Slaloming round Genoa’s spaghetti looped motorways always brings out the startle reflex in me. But Seán, insouciant as ever, just rolls with it. When we leave the motorway at Pegli, a suburb just north of Genoa’s centre, I hold my breath as he squeezes the van between mopeds, motorbikes, cars, pedestrians out for their evening shopping or strolling.

We twist up the narrow mountain road to Camping Villa Doria, and I pray that we don’t come face to face with a camper on its way down.

The campsite is in a tree-lined ravine. The receptionist is so friendly and marks out on the map of Genoa all the things she thinks we’d like.

The local train, from Voltri stops at Pegli to take us to its final stop at Nervi’s walking track that hugs the cliffs over the sparkling Mediterranean Sea. Cacti and fan-tail ferns grow out of the rocks.

The sedimentary layered cliffs and islets below us are bent and twisted as if the tectonic plates have just collided. On the other side of the railway line are Nervi’s cool, pine shaded parks, with people resting, reading, chatting.

Our first stop is Villa Grimaldi Fassio, which houses a great collection of mid-19th Century to early 20th Century paintings and bronzes. The building itself is stuccoed and graceful but the paintings are really interesting, with Italian painters I didn’t know.

I love the Lorenzo Delleani’s ‘La Raccolta Delle Patate’, 1887, with the peasant potato pickers the stars of the show. Mind you, I do wonder what they thought of this artist painting them while they did this back-breaking work.

There are so many little cafés overlooking the sea to choose from so a panini with a view is on the cards before we walk from Nervi to Quarto Station and the dramatic bronze memorial to the struggle for unification, with its giant female angel and men pulling on ropes, knives at her feet.

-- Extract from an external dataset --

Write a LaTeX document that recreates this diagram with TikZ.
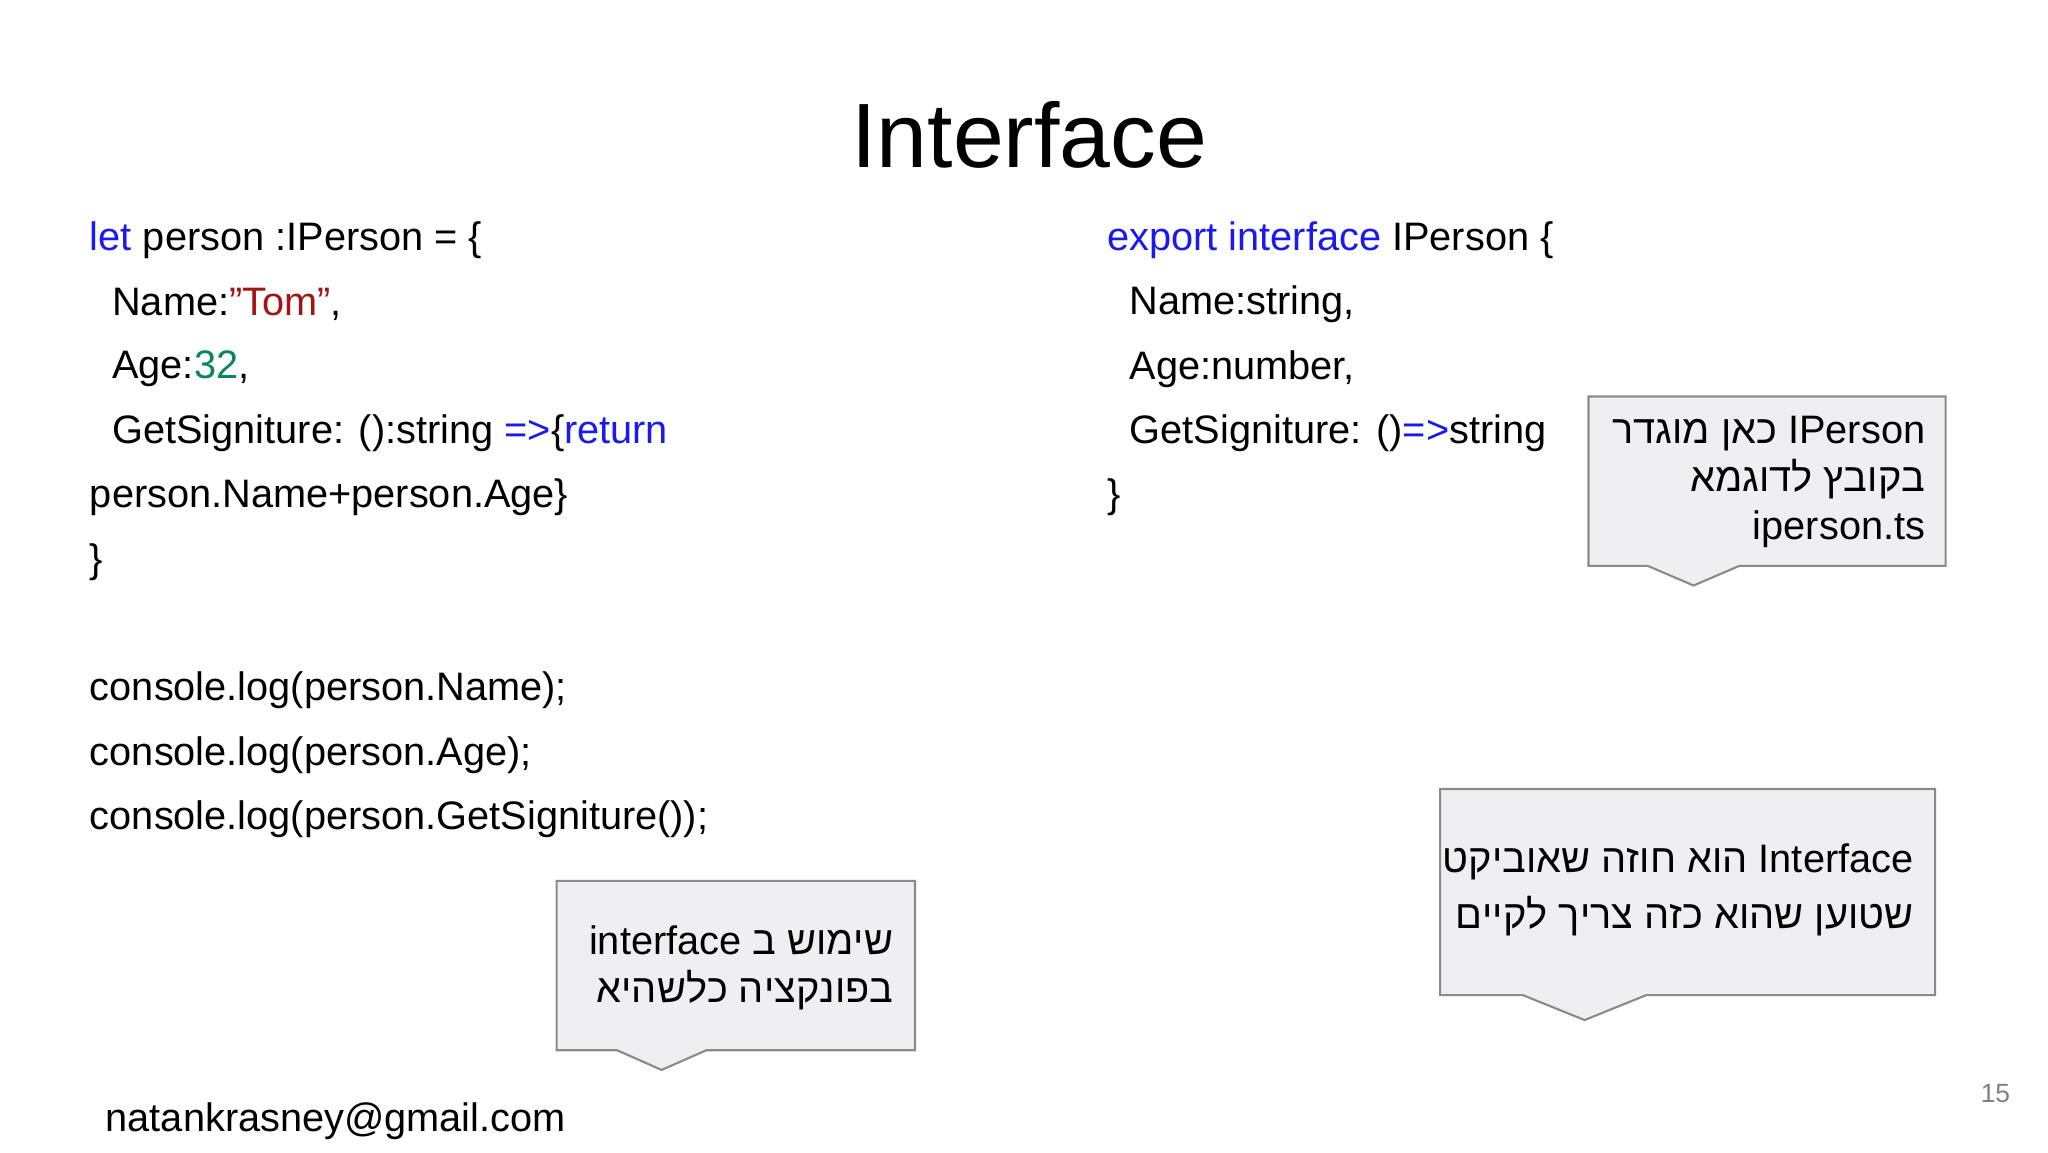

At Brignole station we stop at the giant memorial arch, the Arco dei Caduti, with its climbing stairs and the vividly patterned flower beds.

As we walk to the Medieval district, which the campsite receptionist told us is one of the largest in Europe and one of the most populated, I’m blown away by the colonnaded pavements with their colourful mosaic floors.

The cathedral’s black and white travertine stripes are reminiscent of Florence’s cathedral, but the church I love is the Chiesa del Gesu. There’s so much gilt here the whole interior shines.

The stars of the show are the two Ruben paintings. Especially strange and moving is the giant painting of baby Jesus being circumcised and Mary looking away. Her anxiety is so relatable.

We stroll through the Palazzo Ducale, first started in the 14th Century, now a vast cultural hub for the community, with films, art exhibitions and cafés.

Walking to Principe Station takes you by the grand 16th Century palazzos. There’s so many of them, with telamons, stuccoed lions spewing out pineapples, the sign of wealth and plenty for the rich, among other fruits.

The massive wooden, iron-studded doors are big enough to drive a horse and carriage into the vast marble hallways and secret courtyards.